● **PROMPT**:
Below are the records; reproduce all of them exactly but without any images.

----

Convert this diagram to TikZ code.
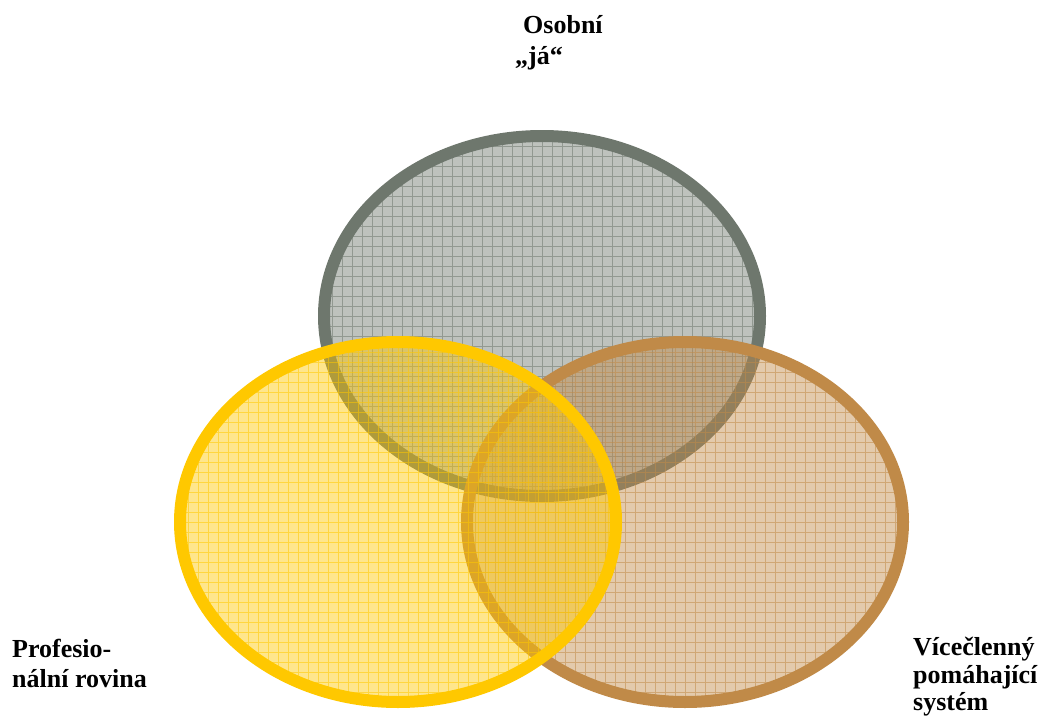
\documentclass[tikz,border=0pt]{standalone}
\usepackage{fontspec}
\setmainfont{Liberation Serif}
\usetikzlibrary{shapes.geometric}
\definecolor{cgrey}{RGB}{110,119,109}
\definecolor{cyellow}{RGB}{255,200,0}
\definecolor{cbrown}{RGB}{192,138,72}
\begin{document}
\begin{tikzpicture}[x=1pt,y=-1pt,
  venn/.style={ellipse, draw=#1, line width=12pt, fill=#1, fill opacity=0.45,
    inner sep=0pt, outer sep=0pt, minimum width=436pt, minimum height=360pt,
    path picture={\draw[draw=#1, draw opacity=0.55, line width=1pt, step=10pt]
      (path picture bounding box.south west) grid (path picture bounding box.north east);}},
  lbl/.style={anchor=base west, inner sep=0pt, font=\fontsize{26}{30}\selectfont\bfseries}]
\useasboundingbox (0,0) rectangle (1044,720);
\node[venn=cgrey] (grey) at (542,316) {};
\node[venn=cbrown] (brown) at (685,522) {};
\node[venn=cyellow] (yellow) at (398,522) {};
\node[lbl] (osobni) at (523,33) {Osobní};
\node[lbl] (ja) at (515,64) {„já“};
\node[lbl] (prof1) at (12,657) {Profesio-};
\node[lbl] (prof2) at (12,687) {nální rovina};
\node[lbl] (vic1) at (913,655) {Vícečlenný};
\node[lbl] (vic2) at (913,683) {pomáhající};
\node[lbl] (vic3) at (913,710) {systém};
\end{tikzpicture}
\end{document}
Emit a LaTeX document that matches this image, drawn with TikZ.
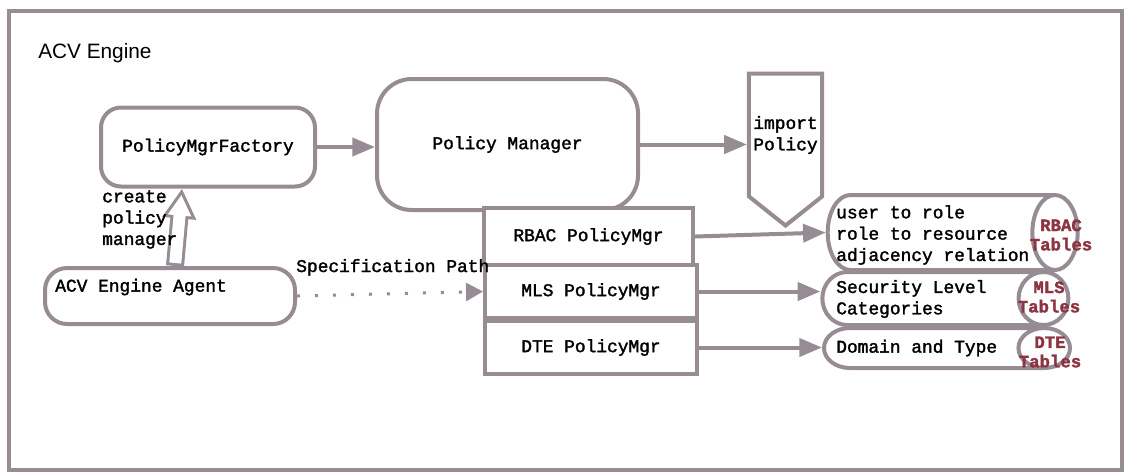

----

● **RESULT OF THE EXERCISE**:
Convert this diagram to TikZ code.
\documentclass[tikz,border=0pt]{standalone}
\usepackage{fontspec}
\setmainfont{Liberation Serif}
\usetikzlibrary{shapes.geometric}
\definecolor{cgrey}{RGB}{110,119,109}
\definecolor{cyellow}{RGB}{255,200,0}
\definecolor{cbrown}{RGB}{192,138,72}
\begin{document}
\begin{tikzpicture}[x=1pt,y=-1pt,
  venn/.style={ellipse, draw=#1, line width=12pt, fill=#1, fill opacity=0.45,
    inner sep=0pt, outer sep=0pt, minimum width=436pt, minimum height=360pt,
    path picture={\draw[draw=#1, draw opacity=0.55, line width=1pt, step=10pt]
      (path picture bounding box.south west) grid (path picture bounding box.north east);}},
  lbl/.style={anchor=base west, inner sep=0pt, font=\fontsize{26}{30}\selectfont\bfseries}]
\useasboundingbox (0,0) rectangle (1044,720);
\node[venn=cgrey] (grey) at (542,316) {};
\node[venn=cbrown] (brown) at (685,522) {};
\node[venn=cyellow] (yellow) at (398,522) {};
\node[lbl] (osobni) at (523,33) {Osobní};
\node[lbl] (ja) at (515,64) {„já“};
\node[lbl] (prof1) at (12,657) {Profesio-};
\node[lbl] (prof2) at (12,687) {nální rovina};
\node[lbl] (vic1) at (913,655) {Vícečlenný};
\node[lbl] (vic2) at (913,683) {pomáhající};
\node[lbl] (vic3) at (913,710) {systém};
\end{tikzpicture}
\end{document}
Emit a LaTeX document that matches this image, drawn with TikZ.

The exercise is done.